A bit later, she extended her argument.

“On July 22nd, 2019, The Washington Post wrote the fired prosecutor general Shokin ‘believes his ouster was because of his interest in the company’— referring to Burisma,” she said. “The Post further wrote that, ‘had he remained in his post, he would have questioned Hunter Biden.’ ” Three days later, she said, Trump and Zelensky spoke.

But hers is a wildly misleading presentation of what happened.

Shokin was under fire from a number of international organizations and leaders at the time that Biden leveraged U.S. aid to call for his firing. He was seen by the administration of Barack Obama and others as problematic for his failure to vigorously investigate corruption.

In fact, in the same July 22 Post article Bondi cited, a representative of a Ukrainian anti-corruption organization pointed to Shokin’s failure to prosecute Burisma as evidence of his ineffectuality.

“Shokin was not investigating. He didn’t want to investigate Burisma,” Daria Kaleniuk of the Ukrainian Anti-Corruption Action Center told The Post. “And Shokin was fired not because he wanted to do that investigation, but quite to the contrary, because he failed that investigation.

Notice that the quotes she isolated from that article were The Post quoting Shokin. It was Shokin who told The Post that he got fired because he was focused on Burisma, a perfect example of an unreliable narrator.

What’s more, Shokin is by now the only major figure in this controversy who claims that Burisma was under investigation at the time Biden called for him to be fired. Bondi claims that the Times said Shokin was investigating the company, but even the article in which that’s broadly claimed, which was published last May, notes that “there is considerable debate about whether Mr. Shokin was intent on pursuing a legitimate inquiry into Burisma or whether he was merely using the threat of prosecution to solicit a bribe.”

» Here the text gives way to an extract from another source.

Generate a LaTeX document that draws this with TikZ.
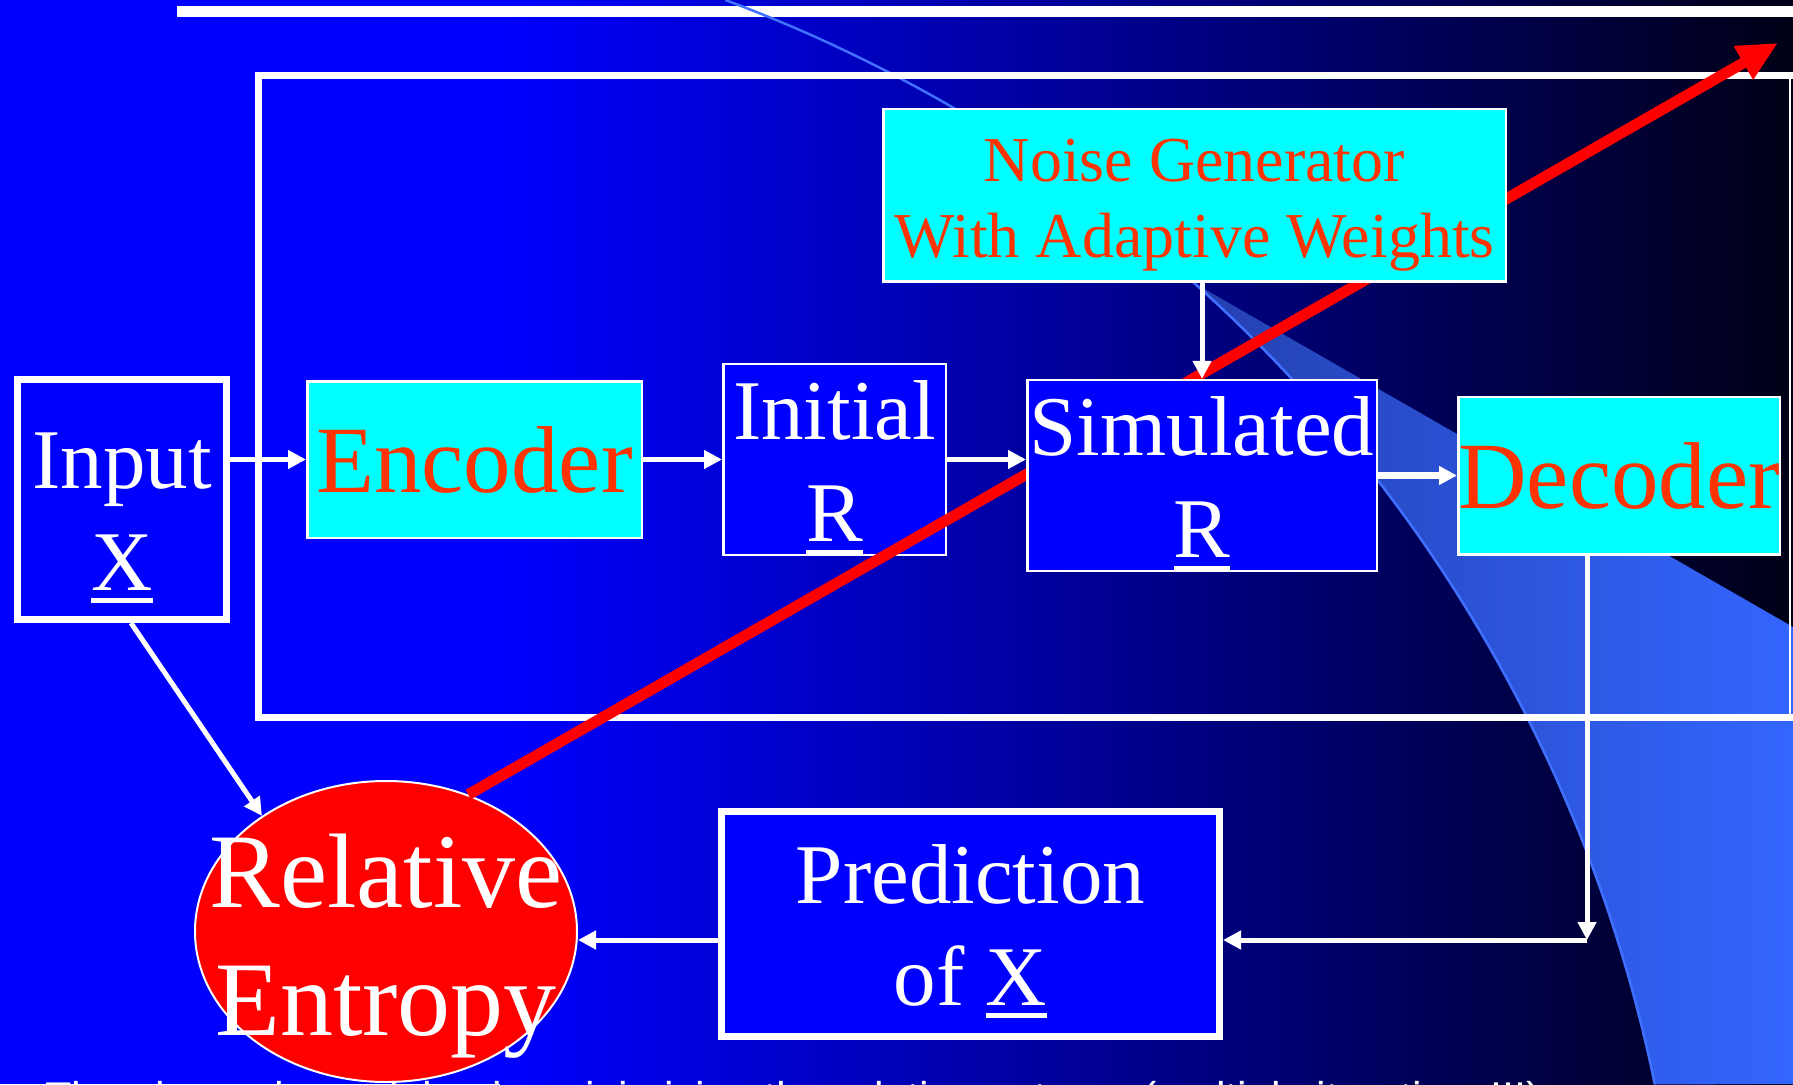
\documentclass[tikz,border=0pt]{standalone}
\usepackage{fontspec}
\setmainfont{Liberation Serif}
\setsansfont{Liberation Sans}
\usetikzlibrary{arrows.meta,positioning,shapes.geometric}
\definecolor{slideblue}{RGB}{0,0,255}
\definecolor{slidenavy}{RGB}{0,0,22}
\definecolor{boxcyan}{RGB}{0,255,255}
\definecolor{textred}{RGB}{255,51,0}
\definecolor{swooshlight}{RGB}{51,102,255}
\definecolor{swooshmid}{RGB}{46,90,232}
\definecolor{swooshdark}{RGB}{36,64,176}
\definecolor{swooshedge}{RGB}{64,112,255}
\newcommand{\vecul}[1]{\vtop{\hbox{#1}\kern0.095em\hrule height0.06em}}

\begin{document}
\begin{tikzpicture}[x=1pt, y=-1pt,
    node distance=79pt,
    box/.style={draw=white, line width=2.5pt, inner sep=0pt, align=center},
    cyanbox/.style={box, fill=boxcyan, text=textred, font=\fontsize{95}{114}\selectfont},
    bluebox/.style={box, fill=slideblue, text=white, font=\fontsize{85}{102}\selectfont},
    heavybox/.style={bluebox, line width=7pt},
    arr/.style={white, line width=5pt, -{Triangle[length=18pt,width=18pt]}},
    redarr/.style={red, line width=11pt, -{Triangle[length=40pt,width=36pt]}}
]
\useasboundingbox (0,0) rectangle (1793,1084);
\clip (0,0) rectangle (1793,1084);

% background and swoosh
\fill[slideblue] (0,0) rectangle (501,1084);
\shade[left color=slideblue, right color=slidenavy] (500,0) rectangle (1793,1084);
\shade[left color=swooshdark, middle color=swooshmid, right color=swooshlight]
  (1194,283) -- plot[domain=48.2:11.6, samples=50] ({212+1473*cos(\x)}, {1380.6-1473*sin(\x)})
  -- (1793,1084) -- (1793,627) -- cycle;
\fill[white] (177,6) rectangle (1793,17);
\draw[swooshedge, line width=2.5pt] plot[domain=69.6:11.6, samples=80] ({212+1473*cos(\x)}, {1380.6-1473*sin(\x)});

% frame
\draw[white, line width=7pt] (1793,75.5) -- (258,75.5) -- (258,717) -- (1793,717);
\draw[white, line width=1.5pt] (1790,75.5) -- (1790,717);

% blocks
\node[heavybox, minimum width=209pt, minimum height=240pt] (Input) at (122,499.5) {\rule{0pt}{92.6pt}Input\\\vecul{X}};
\node[cyanbox, minimum width=334.5pt, minimum height=156.5pt, right=76pt of Input, yshift=40pt] (Encoder) {Encoder};
\node[bluebox, minimum width=222.5pt, minimum height=190.5pt, right=of Encoder] (Initial) {\rule{0pt}{75.6pt}Initial\\\vecul{R}};
\node[ellipse, draw=white, line width=2pt, fill=red, inner sep=-80pt, minimum width=382pt, minimum height=301pt,
      text=white, align=center, font=\fontsize{106}{128}\selectfont] (RelEnt) at (386,931.5) {\rule{0pt}{102pt}Relative\\Entropy};

\coordinate (redtip) at (1778,43);
\draw[redarr] (RelEnt.59) -- (redtip);

\node[bluebox, minimum width=349.5pt, minimum height=189.5pt, right=of Initial, yshift=-16pt] (Simulated) {\rule{0pt}{75.6pt}Simulated\\\vecul{R}};
\node[cyanbox, minimum width=318.5pt, minimum height=157.5pt, right=of Simulated] (Decoder) {Decoder};
\node[cyanbox, font=\fontsize{64}{76}\selectfont, minimum width=622.5pt, minimum height=172.5pt, above=96pt of Simulated, xshift=-7.5pt] (Noise) {\rule{0pt}{62pt}Noise Generator\\With Adaptive Weights};
\node[heavybox, minimum width=498pt, minimum height=225pt] (Prediction) at (970.5,924) {\rule{0pt}{73.6pt}Prediction\\of \vecul{X}};

% connections
\coordinate (bend) at (1587,940);
\draw[arr] (Input.east |- Encoder.west) -- (Encoder.west);
\draw[arr] (Encoder) -- (Initial);
\draw[arr] (Initial.east) -- (Initial.east -| Simulated.west);
\draw[arr, line width=6.5pt] (Simulated) -- (Decoder);
\draw[arr] (Simulated.north |- Noise.south) -- (Simulated.north);
\draw[arr] (bend |- Decoder.south) -- (bend);
\draw[arr] (bend) -- (bend -| Prediction.east);
\draw[arr] (Prediction.west |- bend) -- (RelEnt.east |- bend);
\draw[arr] ([xshift=9pt]Input.south) -- (RelEnt.137);

% cut-off caption
\node[anchor=base west, inner sep=0pt, text=white, font=\sffamily\fontsize{43}{50}\selectfont] (caption) at (45,1112)
  {Then learn the weights by minimizing the relative entropy (multiple iterations!!!)};
\end{tikzpicture}
\end{document}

Shortly after that Times report, other reporting called claims about there being an active investigation at the time into serious question. In October, a Times fact-check noted that Burisma investigations sat dormant under Shokin. What’s more, Yuri Lutsenko, who replaced Shokin as prosecutor general, told Bloomberg News a few weeks later that there was no evidence of wrongdoing by the Bidens.

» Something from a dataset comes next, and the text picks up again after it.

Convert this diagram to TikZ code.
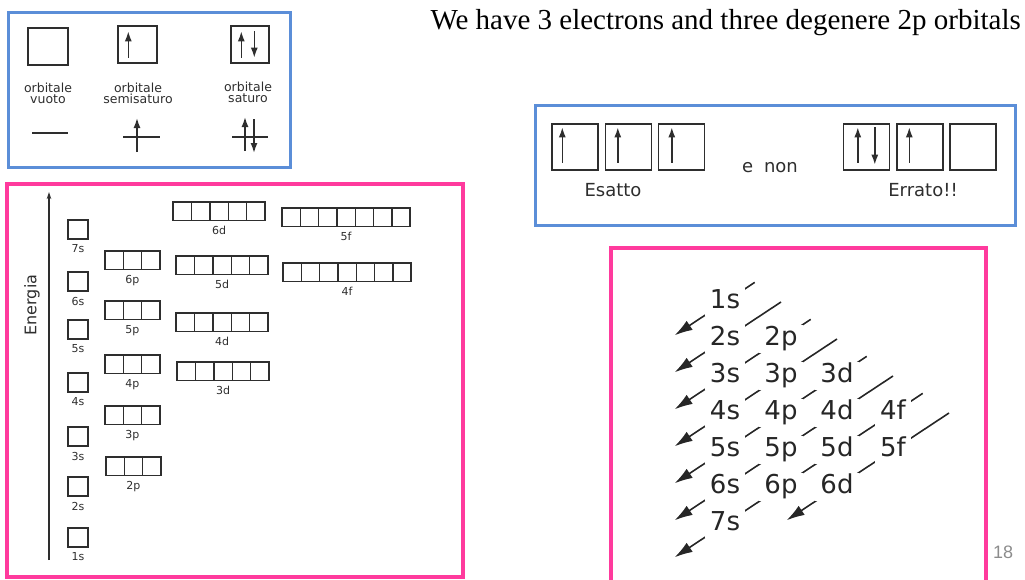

Again, Biden’s effort to pressure Ukraine over its failure to tackle corruption was joined by numerous others. In February 2016, for example, the International Monetary Fund made a similar threat about withholding aid if corruption in the country wasn’t addressed.

There’s only one reason that this broadly debunked line of attack should be resuscitated at this point: It deflects allegations of wrongdoing from Trump back to Biden. That was at the heart of Trump’s desire for an investigation of Biden in the first place, to impugn Biden. It fits neatly into the well-worn grooves of the-other-guy-did-it-too that serves as a path for so many defenses of Trump. Of course, this is precisely the sort of rhetoric Trump wants to see and, hey, he’s the one paying the bills.

That this presentation came after hours of dismissing the House’s case for impeaching Trump as flawed or weak should not go without comment. Trump’s team began the day by reiterating its carefully tailored denials of the House case and by excoriating their opponents as having set facts aside in favor of a good yarn. Then up steps Bondi and lays out a presentation full of innuendo and falsehood in service of a political misdirection.

Trump will no doubt see it as a success. It took a remarkably convoluted route, but Trump’s request that Ukraine investigate Biden served to elevate those specious allegations to national attention after all.